Common wisdom among mathematicians has that the usual number-theoretic problems are in general much more difficult than "smooth" problems. We showed that this is definitely not the case. We gave an explicit example of a dynamical system where the proof that there will be chaos is equivalent to the proof of Fermat's last theorem (or the proof of Riemann's hypothesis, or the decision of the P vs. NP question). We also proved that (given some conditions) those 'nasty' problems are dense in the space of all dynamical systems.
The language of analysis is assuredly much richer than the language of arithmetic, as we can express the halting function in analysis. Also we can explicitly construct with our techniques "natural"-looking problems which lie beyond the arithmetical hierarchy (see Prop. 1.25).
One of the features of the main set-theoretic forcing constructions is that we add "generic," faceless sets to our formal theories. However there are no explicit expressions for those objects. We informally sketched how to write down an expression for a "faceless" Hamiltonian: the only thing we can prove about it is that it definitely is a Hamiltonian, and nothing more.

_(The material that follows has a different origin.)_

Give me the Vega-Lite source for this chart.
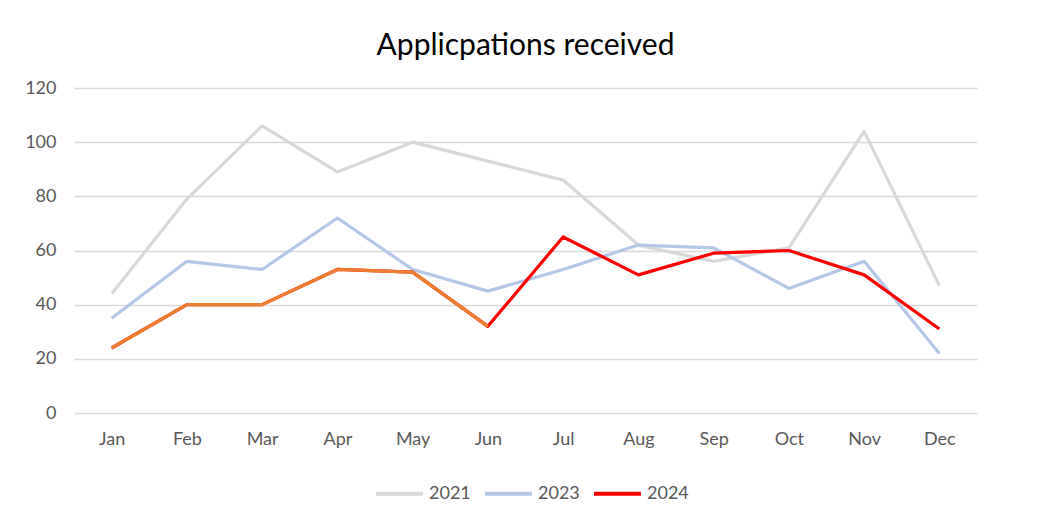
{
  "$schema": "https://vega.github.io/schema/vega-lite/v6.json",
  "autosize": "none",
  "width": 903,
  "height": 325,
  "padding": {"left": 74, "top": 88, "right": 74, "bottom": 109},
  "background": "white",
  "config": {
    "font": "Lato",
    "view": {"stroke": null}
  },
  "title": {
    "text": "Applicpations received",
    "fontSize": 30,
    "fontWeight": "normal",
    "color": "#000000",
    "font": "Lato",
    "offset": 18
  },
  "data": {
    "values": [
      {"month": "Jan", "year": "2021", "value": 44},
      {"month": "Feb", "year": "2021", "value": 79},
      {"month": "Mar", "year": "2021", "value": 106},
      {"month": "Apr", "year": "2021", "value": 89},
      {"month": "May", "year": "2021", "value": 100},
      {"month": "Jun", "year": "2021", "value": 93},
      {"month": "Jul", "year": "2021", "value": 86},
      {"month": "Aug", "year": "2021", "value": 62},
      {"month": "Sep", "year": "2021", "value": 56},
      {"month": "Oct", "year": "2021", "value": 61},
      {"month": "Nov", "year": "2021", "value": 104},
      {"month": "Dec", "year": "2021", "value": 47},
      {"month": "Jan", "year": "2023", "value": 35},
      {"month": "Feb", "year": "2023", "value": 56},
      {"month": "Mar", "year": "2023", "value": 53},
      {"month": "Apr", "year": "2023", "value": 72},
      {"month": "May", "year": "2023", "value": 53},
      {"month": "Jun", "year": "2023", "value": 45},
      {"month": "Jul", "year": "2023", "value": 53},
      {"month": "Aug", "year": "2023", "value": 62},
      {"month": "Sep", "year": "2023", "value": 61},
      {"month": "Oct", "year": "2023", "value": 46},
      {"month": "Nov", "year": "2023", "value": 56},
      {"month": "Dec", "year": "2023", "value": 22},
      {"month": "Jan", "year": "2024", "value": 24},
      {"month": "Feb", "year": "2024", "value": 40},
      {"month": "Mar", "year": "2024", "value": 40},
      {"month": "Apr", "year": "2024", "value": 53},
      {"month": "May", "year": "2024", "value": 52},
      {"month": "Jun", "year": "2024", "value": 32},
      {"month": "Jul", "year": "2024", "value": 65},
      {"month": "Aug", "year": "2024", "value": 51},
      {"month": "Sep", "year": "2024", "value": 59},
      {"month": "Oct", "year": "2024", "value": 60},
      {"month": "Nov", "year": "2024", "value": 51},
      {"month": "Dec", "year": "2024", "value": 31}
    ]
  },
  "encoding": {
    "x": {
      "field": "month",
      "type": "ordinal",
      "sort": ["Jan","Feb","Mar","Apr","May","Jun","Jul","Aug","Sep","Oct","Nov","Dec"],
      "scale": {"type": "point", "padding": 0.5},
      "axis": {
        "title": null,
        "domain": false,
        "ticks": false,
        "labelAngle": 0,
        "labelFontSize": 18,
        "labelColor": "#595959",
        "labelPadding": 17,
        "grid": false
      }
    },
    "y": {
      "field": "value",
      "type": "quantitative",
      "scale": {"domain": [0, 120], "nice": false},
      "axis": {
        "title": null,
        "values": [0, 20, 40, 60, 80, 100, 120],
        "domain": false,
        "ticks": false,
        "labelFontSize": 18,
        "labelColor": "#595959",
        "labelPadding": 18,
        "gridColor": "#D9D9D9",
        "gridWidth": 1.3
      }
    }
  },
  "layer": [
    {
      "mark": {"type": "line", "strokeWidth": 3.2, "strokeJoin": "round"},
      "encoding": {
        "color": {
          "field": "year",
          "type": "nominal",
          "scale": {"domain": ["2021", "2023", "2024"], "range": ["#D9D9D9", "#B4C7E7", "#FF0000"]},
          "legend": {
            "title": null,
            "orient": "none",
            "direction": "horizontal",
            "legendX": 300,
            "legendY": 380,
            "symbolType": "stroke",
            "symbolSize": 2200,
            "symbolStrokeWidth": 4,
            "labelFontSize": 18,
            "labelColor": "#595959",
            "columnPadding": 6,
            "labelOffset": 4
          }
        }
      }
    },
    {
      "transform": [
        {"filter": "datum.year == '2024' && indexof(['Jan','Feb','Mar','Apr','May','Jun'], datum.month) >= 0"}
      ],
      "mark": {"type": "line", "strokeWidth": 3.2, "strokeJoin": "round", "color": "#ED7D31"}
    }
  ]
}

2. The next part of the review has to do with our discussion of the P vs. NP problem. We use a Paris-Harrington like argument to deal with it and, given a few simple (quite intuitive) hypotheses for which we offer plausibility arguments, we argue that the formal sentences [P < NP] and [P = NP] are independent of ZFC supposed consistent, and of even stronger axiomatic systems that extend it.
If our conjectures hold, then given those simple and, we stress, rather (apparently) intuitive hypotheses, we get the desired independence result. As a result we will then exhibit a Π2 arithmetic sentence that has a very natural meaning and that will turn out to be independent of a whole sequence of strong formal systems.
3. The remaining sections deal with topics of a more concrete (or perhaps philosophical) flavor, as we discuss game theory and time-structures in general relativity. One of the main results is a theorem that asserts that Gödel-like time structures are so to say the rule, and not the exception, in general relativity.
This review is freely based on the author's work with da Costa, which is quoted at length when we feel that it best suits our purposes. Proofs are sketched whenever needed for the fluency of the argument; if not, they are referred to the original paper.